Observability Pipeline
The challenge with pervasive instrumentation is dealing with all the data generated by applications. Network, file system, and other system data can easily swamp destination APM and log analytics platforms, driving up licensing and infrastructure costs. While instrumentation data is vital to rebalancing risk sharing in organizations, you need a way to manage that data intelligently to get value out of it. This is where the observability pipeline comes in.

An observability pipeline sits between the sources of observability data and its target destinations. By acting as a strategic control point, the pipeline gives users control over how data is formatted, filtered, enriched, and redacted before it is routed to one or more destinations.

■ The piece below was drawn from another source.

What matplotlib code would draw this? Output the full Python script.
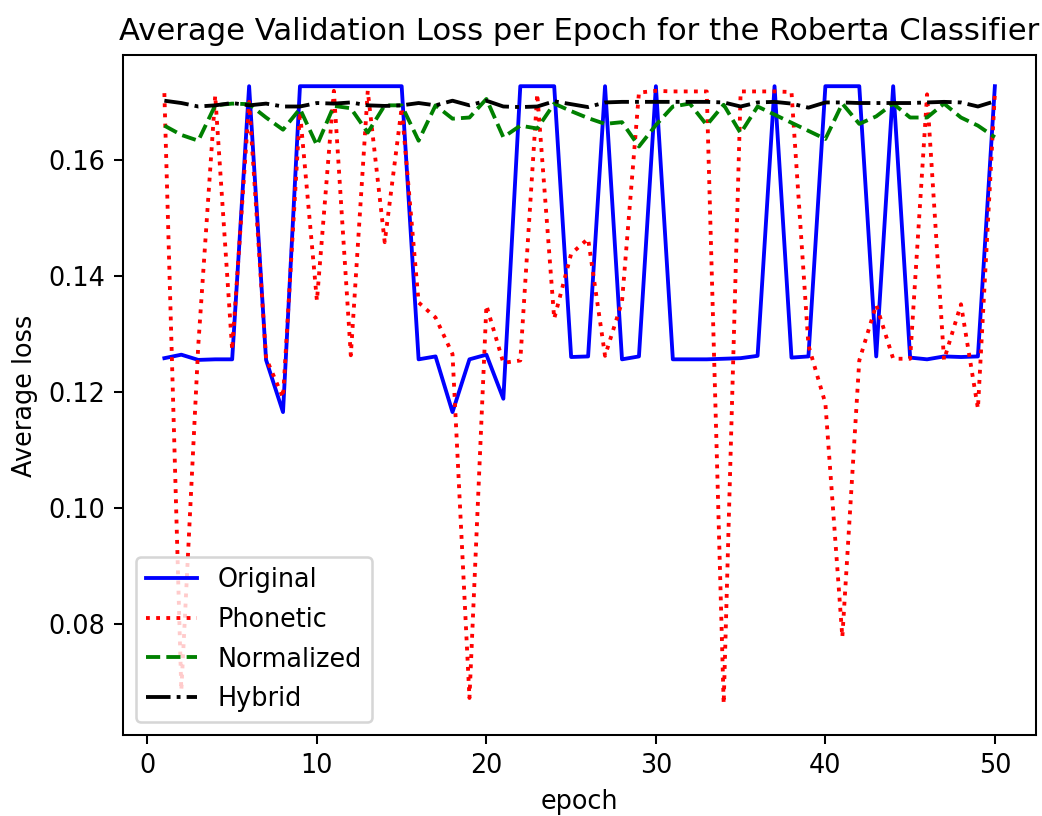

Observability pipelines help SREs and operations teams deal with the flood of instrumentation data by routing low value data to low-cost storage, like S3, while higher value information lands in APM and log analytics tools. Later, if you decide you need the data stored in S3 to add more context to your analysis, you can replay it back through the pipeline and enrich your data set.

Shifting business priorities are accelerating the pace of technology deployment across organizations, and teams are pressured to deliver faster. This faster pace of delivery pushes deployment risk to operations and security teams that lack visibility into changes developers have made across complex distributed systems. This information asymmetry also increases risk to the business as applications become less predictable and reliable over time.

Traditional methods of resolving the information mismatch haven’t worked because incentives across teams aren’t aligned. Adopting pervasive instrumentation and observability practices will give SREs and operations teams critical visibility into rapidly changing application and infrastructure environments, without disrupting the developer experience and process.